MPI, however has its own costs and its own troubles when it is being run on a single, multi-core system. E.g. in Erlang, there are issues to be solved around the synchronization of process scheduling and message queues.
Also, at their core, MPI systems usually implement a kind of cooperative N:M scheduling for "lightweight processes". This for example means that there is an inevitable context switch between lightweight processes. It is true that it is not a "classic context switch" but mostly a user space operation and it can be made fast - however I sincerely doubt that it can be brought under the 20-200 cycles an interlocked operation takes. User-mode context switching is certainly slower even in the the Intel McRT library.
N:M scheduling with light-weight processes is not new. LWPs were there in Solaris for a long time. They were abandoned. There were fibers in NT. They are mostly a relic now. There were "activations" in NetBSD. They were abandoned. Linux had its own take on the subject of N:M threading. It seems to be somewhat dead by now.
From time to time, there are new contenders: for example McRT from Intel, or most recently User-Mode Scheduling together with ConCRT from Microsoft.
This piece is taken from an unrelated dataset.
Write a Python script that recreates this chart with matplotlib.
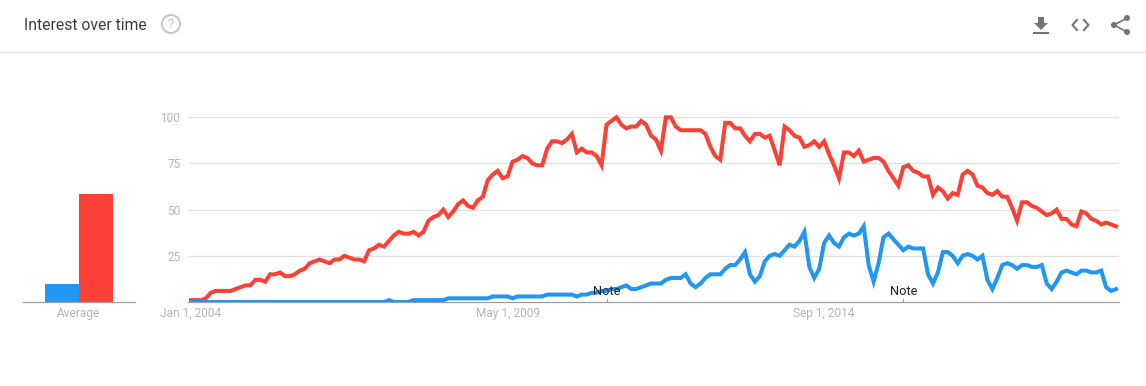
# coding: utf-8
import matplotlib
matplotlib.use('Agg')
import numpy as np
import matplotlib.pyplot as plt
from matplotlib.patches import Circle, Polygon

plt.rcParams['font.family'] = ['Roboto', 'DejaVu Sans']

W, H = 1146, 386

red = [1, 1, 1, 2, 5, 6, 6, 6, 6, 7, 8, 9, 9, 12, 12, 11, 15, 15, 16, 14,
       14, 15, 17, 18, 21, 22, 23, 22, 21, 23, 23, 25, 24, 23, 23, 22, 28, 29, 31, 30,
       33, 36, 38, 37, 37, 38, 36, 38, 44, 46, 47, 50, 46, 49, 53, 55, 52, 51, 55, 57,
       66, 69, 71, 67, 68, 76, 77, 79, 78, 75, 74, 74, 83, 87, 87, 86, 88, 91, 81, 83,
       81, 81, 79, 74, 96, 98, 100, 96, 94, 95, 95, 98, 96, 90, 88, 82, 100, 100, 95, 93,
       93, 93, 93, 93, 91, 84, 79, 77, 97, 97, 94, 94, 90, 87, 91, 91, 89, 90, 82, 74,
       95, 93, 90, 89, 84,
       85, 87, 84, 87, 80, 74, 67, 81, 81, 79, 82, 76, 77, 78, 78, 76, 71, 67, 63, 73,
       74, 71, 70, 68, 68, 58, 62, 60, 56, 59, 58, 69, 71, 69, 63, 62, 59, 58, 60, 57,
       57, 51, 44, 54, 54, 52, 51, 49, 47, 48, 50, 45, 45, 42, 41, 49, 48, 45, 44, 42,
       43, 42, 41]

blue = [0] * 40 + [1, 0, 0, 0, 0, 1, 1, 1, 1, 1, 1, 1, 2, 2, 2, 2, 2, 2, 2, 2,
        2, 3, 3, 3, 3, 2, 3, 3, 3, 3, 3, 3, 4, 4, 4, 4, 4, 4, 3, 4,
        4, 5, 5, 6, 6, 7, 7, 8, 9, 7, 7, 8, 9, 10, 10, 10, 12, 13, 13, 13,
        15, 10, 8, 10, 13, 15, 15, 15, 18, 20, 20, 23, 27, 15, 11, 14, 22, 25, 26, 25,
        28, 31, 30, 33, 38,
        19, 13, 18, 32, 36, 32, 30, 35, 37, 36, 37, 41, 20, 11, 21, 35, 37, 34, 31, 28,
        30, 29, 29, 29, 15, 10, 16, 27, 27, 25, 21, 25, 26, 25, 23, 25, 12, 7, 13, 20,
        21, 20, 18, 20, 20, 19, 19, 20, 10, 7, 11, 16, 17, 16, 15, 17, 17, 16, 16, 17,
        8, 6, 7]

avg_values = [10, 58.5]
bar_colors = ['#2196f3', '#fb4035']
line_colors = ['#2196f3', '#fb4035']

y_ticks = [25, 50, 75, 100]
x_ticks = [0, 64, 128]
x_labels = ['Jan 1, 2004', 'May 1, 2009', 'Sep 1, 2014']
notes = [84, 144]

GRID = '#e0e0e0'
AXIS = '#9e9e9e'
LABEL = '#b5b5b5'
ICON = '#757575'


def px_axes(left, top, right, bottom):
    return fig.add_axes([left / W, 1 - bottom / H, (right - left) / W, (bottom - top) / H])


fig = plt.figure(figsize=(W / 100, H / 100), dpi=100, facecolor='white')

# main chart, baseline at y=302 and 100 at y=117.3
y_top = 106
unit = (302 - 117.3) / 100
ax = px_axes(188, 302 - y_top * unit, 1119, 302)
step = 925 / 187
ax.set_xlim(-3 / step, 187 + 3 / step)
ax.set_ylim(0, y_top)
for s in ['top', 'left', 'right']:
    ax.spines[s].set_visible(False)
ax.spines['bottom'].set_color(AXIS)
ax.spines['bottom'].set_linewidth(0.9)
ax.set_yticks(y_ticks)
ax.set_xticks(x_ticks)
ax.set_xticklabels(x_labels)
ax.tick_params(axis='both', length=0, labelcolor=LABEL, labelsize=8.6)
ax.tick_params(axis='x', pad=3.6)
ax.tick_params(axis='y', pad=5.5)
ax.hlines(y_ticks, -3 / step, 187 + 3 / step, color=GRID, lw=0.9, zorder=1)

T = np.arange(len(red))
ax.plot(T, red, color=line_colors[1], lw=2.9, solid_joinstyle='miter', zorder=3)
ax.plot(T, blue, color=line_colors[0], lw=2.9, solid_joinstyle='miter', zorder=4)

for n in notes:
    ax.plot([n, n], [0, 1.5], color=AXIS, lw=0.8, zorder=5)
    ax.text(n, 5.5, 'Note', ha='center', va='center', fontsize=9.2, color='#222222', zorder=6)

# average bars
ax2 = px_axes(23, 302 - y_top * unit, 135, 302)
ax2.set_xlim(23, 135)
ax2.set_ylim(0, y_top)
ax2.bar([62, 96], avg_values, width=34, color=bar_colors)
for s in ['top', 'left', 'right']:
    ax2.spines[s].set_visible(False)
ax2.spines['bottom'].set_color(AXIS)
ax2.spines['bottom'].set_linewidth(0.9)
ax2.set_yticks([])
ax2.set_xticks([79])
ax2.set_xticklabels(['Average'])
ax2.tick_params(axis='x', length=0, labelcolor=LABEL, labelsize=8.6, pad=3.6)

# header, drawn in pixel coordinates
top = fig.add_axes([0, 0, 1, 1], zorder=10)
top.set_xlim(0, W)
top.set_ylim(H, 0)
top.axis('off')
top.patch.set_alpha(0)
top.plot([0, W], [52, 52], color=GRID, lw=0.9)
top.text(24, 25, 'Interest over time', fontsize=11.3, color='#3c3c3c', va='center', ha='left')
top.add_patch(Circle((171, 24), 9, fill=False, ec='#c4c4c4', lw=1.4))
top.text(171, 24.5, '?', fontsize=9.5, color='#c4c4c4', ha='center', va='center')

# download icon
top.add_patch(Polygon([(1038, 17), (1044, 17), (1044, 23), (1048, 23), (1041, 30), (1034, 23), (1038, 23)],
                      closed=True, fc=ICON, ec='none'))
top.plot([1034, 1048], [33, 33], color=ICON, lw=1.5)

# code icon
top.plot([1077, 1072.5, 1077], [20, 25, 30], color=ICON, lw=1.5)
top.plot([1084, 1088.5, 1084], [20, 25, 30], color=ICON, lw=1.5)

# share icon
top.plot([1127, 1114, 1127], [18, 25, 32], color=ICON, lw=1.2)
for c in [(1127, 18), (1114, 25), (1127, 32)]:
    top.add_patch(Circle(c, 3, fc=ICON, ec='none'))

fig.savefig('out.png', dpi=100)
At the lowest level, they do what an N:M MPI scheduler does. Erlang - or any MPI system -, might benefit greatly on SMP systems by exploiting the new UMS.
I guess the OP's question is not about the merits of and subjective arguments for/against any solution, but if I had to answer that, I guess it depends on the task: for building low level, high performance basic data structures that run on a single system with many cores, either low-lock/"lock-free" techniques or an STM will yield the best results in terms of performance and would probably beat an MPI solution any time performance-wise, even if the above wrinkles are ironed out e.g. in Erlang.
For building anything moderately more complex that runs on a single system, I would perhaps choose classic coarse-grained locking or if performance is of great concern, an STM.
For building a distributed system, an MPI system would probably make a natural choice.
Note that there are MPI implementations for .NET as well (though they seem to be not as active).